菅野貫首写真

法華経の行者を供養する功徳すぐれたり(高橋殿御返事)

 先月に続き、静岡在住のご信者、高橋六郎入道殿にお与えになられた御妙判をご紹介いたします。先号で入道殿はご供養の品が大変多い方であったとご紹介いたしましたが、一ケ月に二度までのご供養をなされた事はあまり伝わっておりません。如何に近いとは申せども昔の駿河、今の静岡県。単なる気持だけでは計り知れない深い信仰的お心があったのだと拝されます。
その事は今回ご紹介の御妙判で『おそれ乍(なが)らお釈迦さまを供養する功徳と末代の法華経の行者を供養する功徳を比べてみると、末代の法華経の行者に供養する事の方が大きいと法華経法師品に説かれている』とご教示になっておられることから、十分に拝見することが出来ます。ここでこの事について少々ご説明申し上げますと、二千五百年前お釈迦さまは
『この法華経は私亡きあと二千年を経て、末法の時代の人々に弘めなさい。そしてこの教えを弘めると三災七難が必ずその身に振りかかる。それでもなおこの教えを弘める人を法華経の行者と言うのである。この法華経の行者への供養は私への供養よりもはるかに多くの功徳を与えられるであろう』
とお説きになられており、この事をふまえてのご教示であるのです。そして今回ご紹介の聖語
『末法の時代、法華経の行者に供養するお功徳は何よりも優れているのである。』
のご教示となるのであります。ここでご指摘の『法華経の行者』とは今更申しあげるまでもなく、日蓮大聖人のことであり、大難四度小難は数知れずのご生涯か、お釈迦様が法華経上でご遺言なされた上行菩薩のご生涯、そのままであるからです。
このご教示、七百余年後の今日でも生きており、不肖、私菅野は法華経の行者たる行いをしているか、ご供養を拝受してよいか、自問を繰り返しつつ〝お祖師さまへのご供養のお下がり〟を拝受させて頂いている今日であります。
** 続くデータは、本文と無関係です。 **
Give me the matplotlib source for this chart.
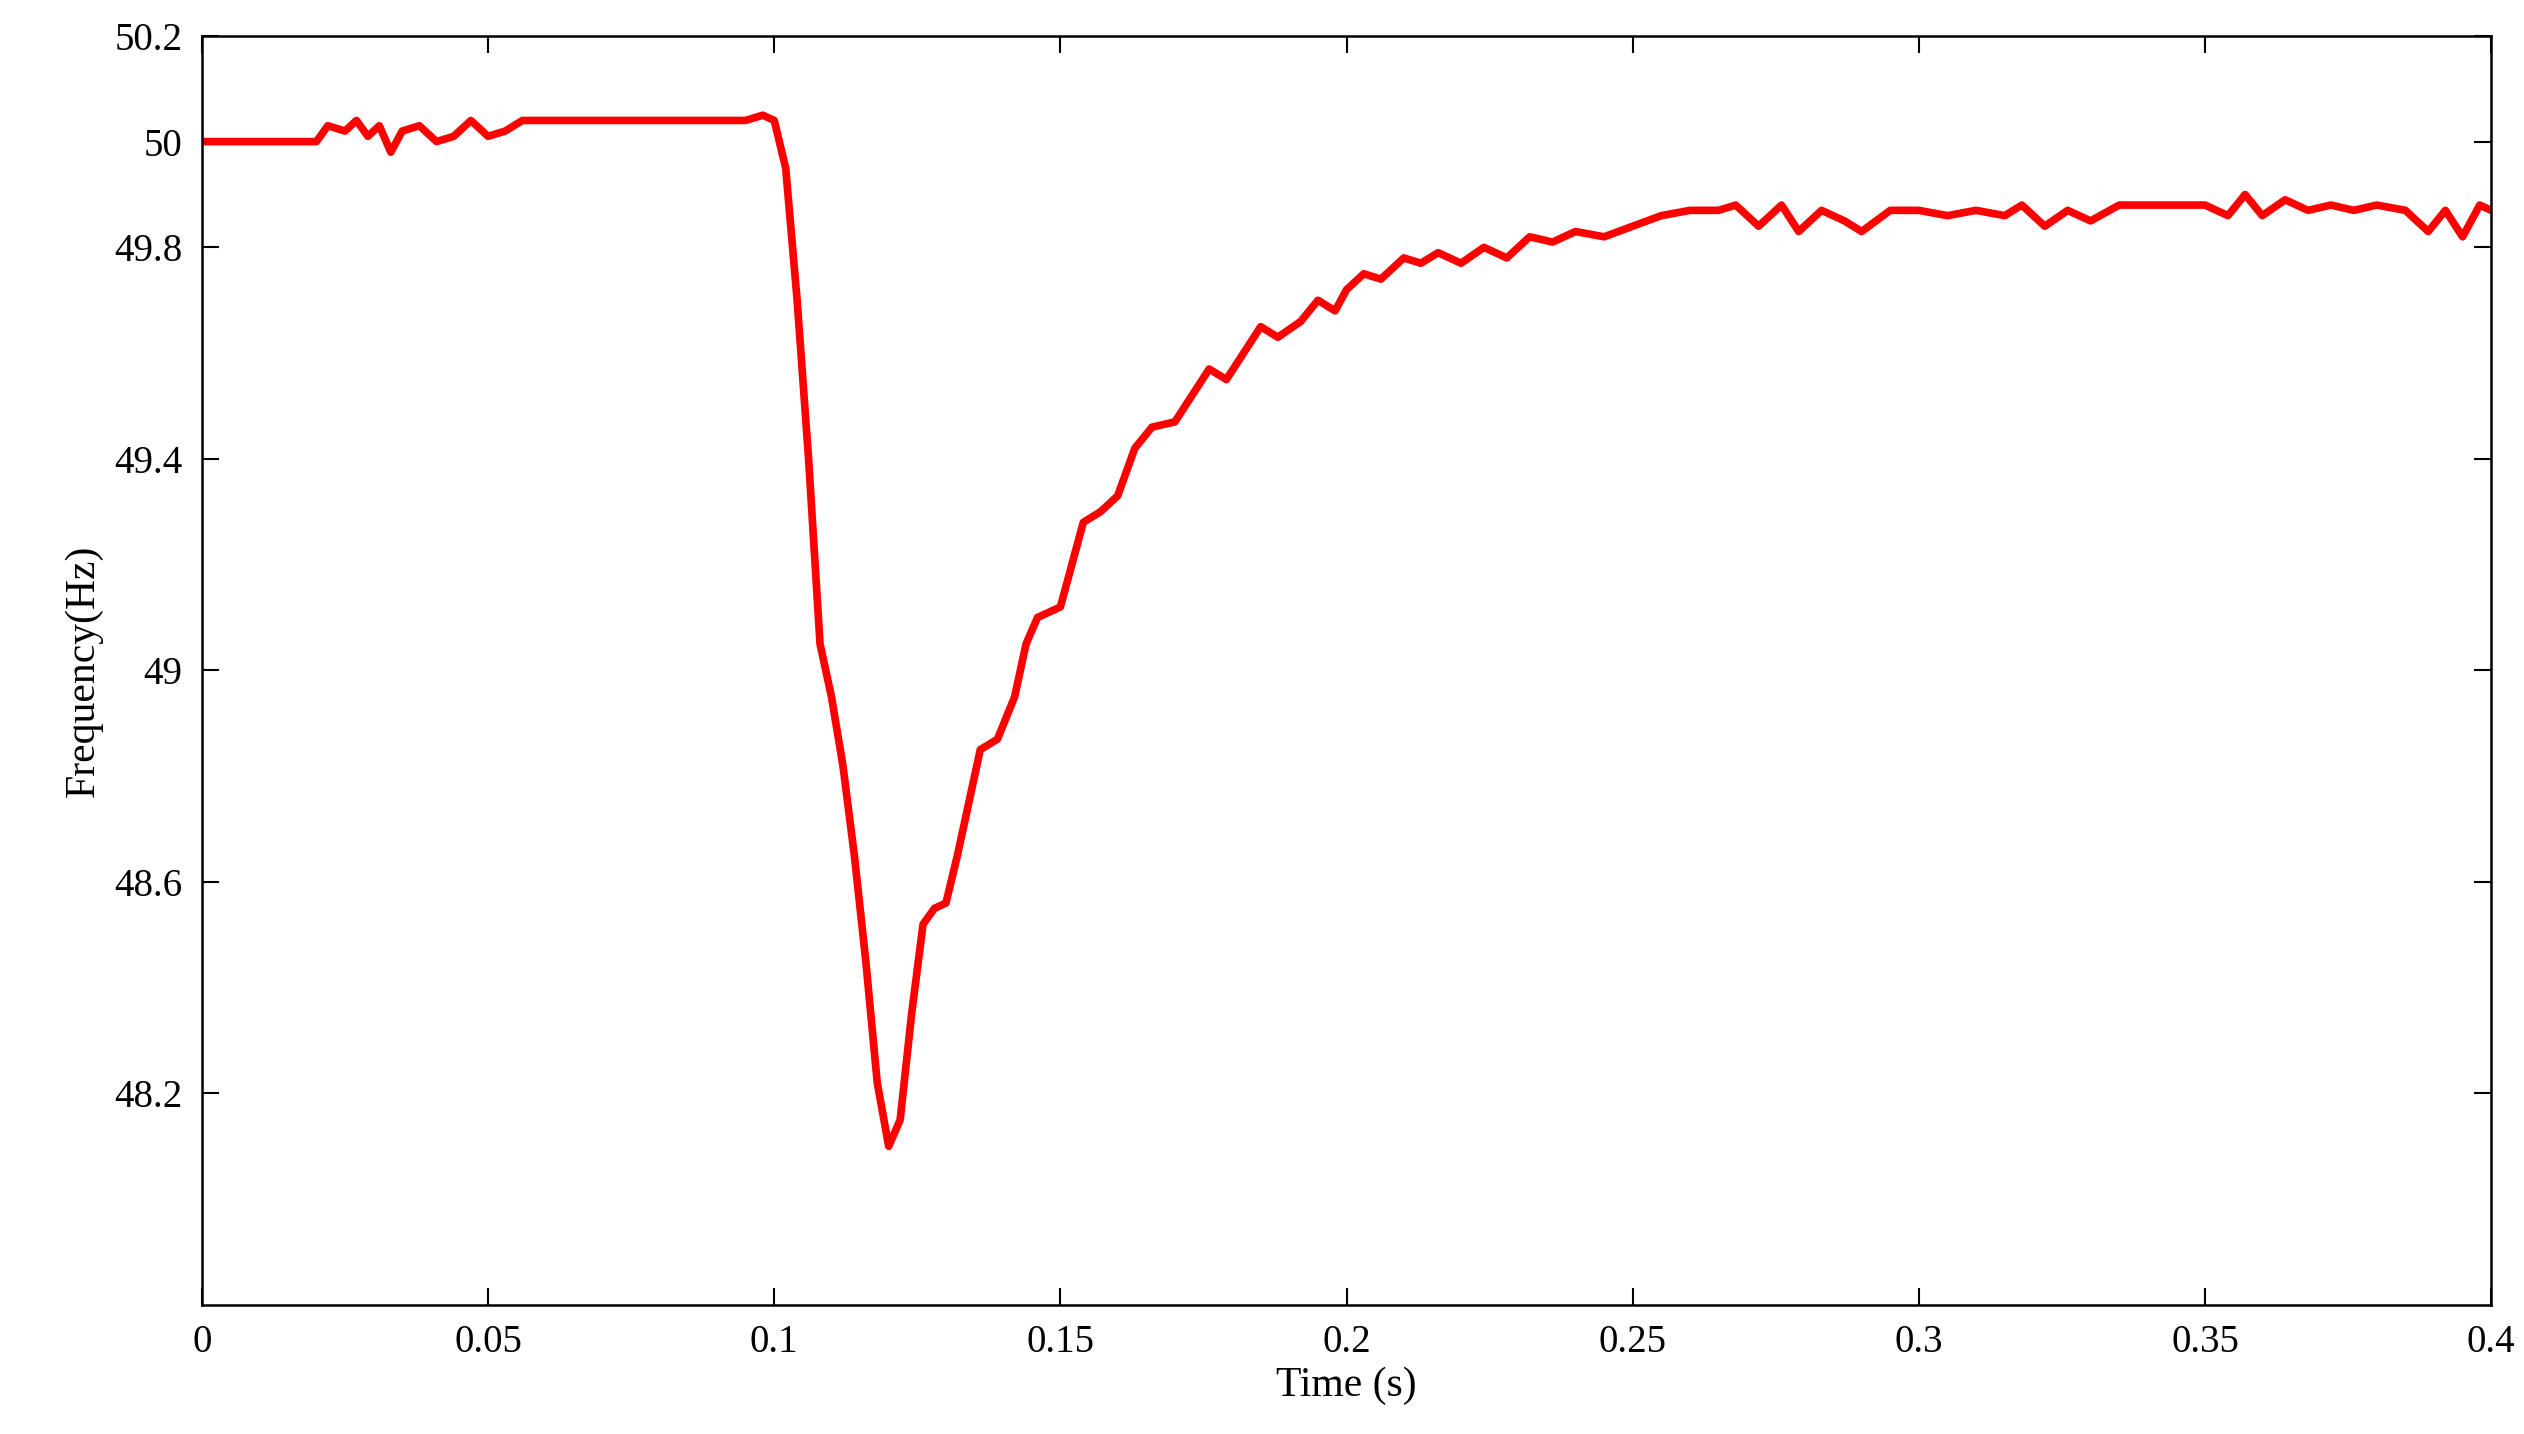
import matplotlib
matplotlib.use("Agg")
import matplotlib.pyplot as plt

# frequency trace
time_s = [0, 0.02, 0.022, 0.025, 0.027, 0.029, 0.031, 0.033, 0.035, 0.038, 0.041, 0.044,
          0.047, 0.05, 0.053, 0.056, 0.06, 0.095, 0.098, 0.1, 0.102, 0.104, 0.106, 0.108,
          0.11, 0.112, 0.114, 0.116, 0.118, 0.12, 0.122, 0.124, 0.126, 0.128, 0.13, 0.132,
          0.134, 0.136, 0.139, 0.142, 0.144, 0.146, 0.15, 0.152, 0.154, 0.157, 0.16, 0.163,
          0.166, 0.17, 0.173, 0.176, 0.179, 0.182, 0.185, 0.188, 0.192, 0.195, 0.198, 0.2,
          0.203, 0.206, 0.21, 0.213, 0.216, 0.22, 0.224, 0.228, 0.232, 0.236, 0.24, 0.245,
          0.25, 0.255, 0.26, 0.265, 0.268, 0.272, 0.276, 0.279, 0.283, 0.287, 0.29, 0.295,
          0.3, 0.305, 0.31, 0.315, 0.318, 0.322, 0.326, 0.33, 0.335, 0.34, 0.35, 0.354,
          0.357, 0.36, 0.364, 0.368, 0.372, 0.376, 0.38, 0.385, 0.389, 0.392, 0.395, 0.398, 0.4]
freq_hz = [50.0, 50.0, 50.03, 50.02, 50.04, 50.01, 50.03, 49.98, 50.02, 50.03, 50.0, 50.01,
           50.04, 50.01, 50.02, 50.04, 50.04, 50.04, 50.05, 50.04, 49.95, 49.7, 49.4, 49.05,
           48.95, 48.82, 48.65, 48.45, 48.22, 48.1, 48.15, 48.35, 48.52, 48.55, 48.56, 48.65,
           48.75, 48.85, 48.87, 48.95, 49.05, 49.1, 49.12, 49.2, 49.28, 49.3, 49.33, 49.42,
           49.46, 49.47, 49.52, 49.57, 49.55, 49.6, 49.65, 49.63, 49.66, 49.7, 49.68, 49.72,
           49.75, 49.74, 49.78, 49.77, 49.79, 49.77, 49.8, 49.78, 49.82, 49.81, 49.83, 49.82,
           49.84, 49.86, 49.87, 49.87, 49.88, 49.84, 49.88, 49.83, 49.87, 49.85, 49.83, 49.87,
           49.87, 49.86, 49.87, 49.86, 49.88, 49.84, 49.87, 49.85, 49.88, 49.88, 49.88, 49.86,
           49.9, 49.86, 49.89, 49.87, 49.88, 49.87, 49.88, 49.87, 49.83, 49.87, 49.82, 49.88, 49.87]

xticks = [0, 0.05, 0.1, 0.15, 0.2, 0.25, 0.3, 0.35, 0.4]
xlabels = ["0", "0.05", "0.1", "0.15", "0.2", "0.25", "0.3", "0.35", "0.4"]
yticks = [48.2, 48.6, 49, 49.4, 49.8, 50, 50.2]
ylabels = ["48.2", "48.6", "49", "49.4", "49.8", "50", "50.2"]

plt.rcParams["font.family"] = ["Liberation Serif", "DejaVu Serif"]

fig = plt.figure(figsize=(25.24, 14.34), dpi=100)
ax = fig.add_axes([0.08, 0.09, 0.907, 0.885])
ax.plot(time_s, freq_hz, color="red", linewidth=5.5, solid_joinstyle="round")
ax.set_xlim(0, 0.4)
ax.set_ylim(47.8, 50.2)
ax.set_xticks(xticks)
ax.set_xticklabels(xlabels)
ax.set_yticks(yticks)
ax.set_yticklabels(ylabels)
ax.tick_params(direction="in", top=True, right=True, length=12, width=1.5,
               labelsize=28, pad=14)
for s in ax.spines.values():
    s.set_linewidth(1.8)
ax.set_xlabel("Time (s)", fontsize=30, labelpad=4)
ax.set_ylabel("Frequency(Hz)", fontsize=30, labelpad=8)

fig.savefig("out.png", dpi=100)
 このお手紙の中でもう一つご紹介しなければならない事があります。文中に『何よりも入道殿の御所労なげき入りて候』の一文があり、入道殿が重い病気にかかっておられる事、心配し、御案じ申し上げる一文であります。本抄は入道殿へのご返事でありますが、内容は入道夫人持妙尼にお与えになっておられ、まもなく入道殿は亡くなられ、お弟子の大進阿闍梨を日蓮聖人の名代としてお墓参りをなされた事が後の尼御前へのお手紙で拝することが出来ます。今月の聖語、深い信仰のお心で拝読していただきたく思います。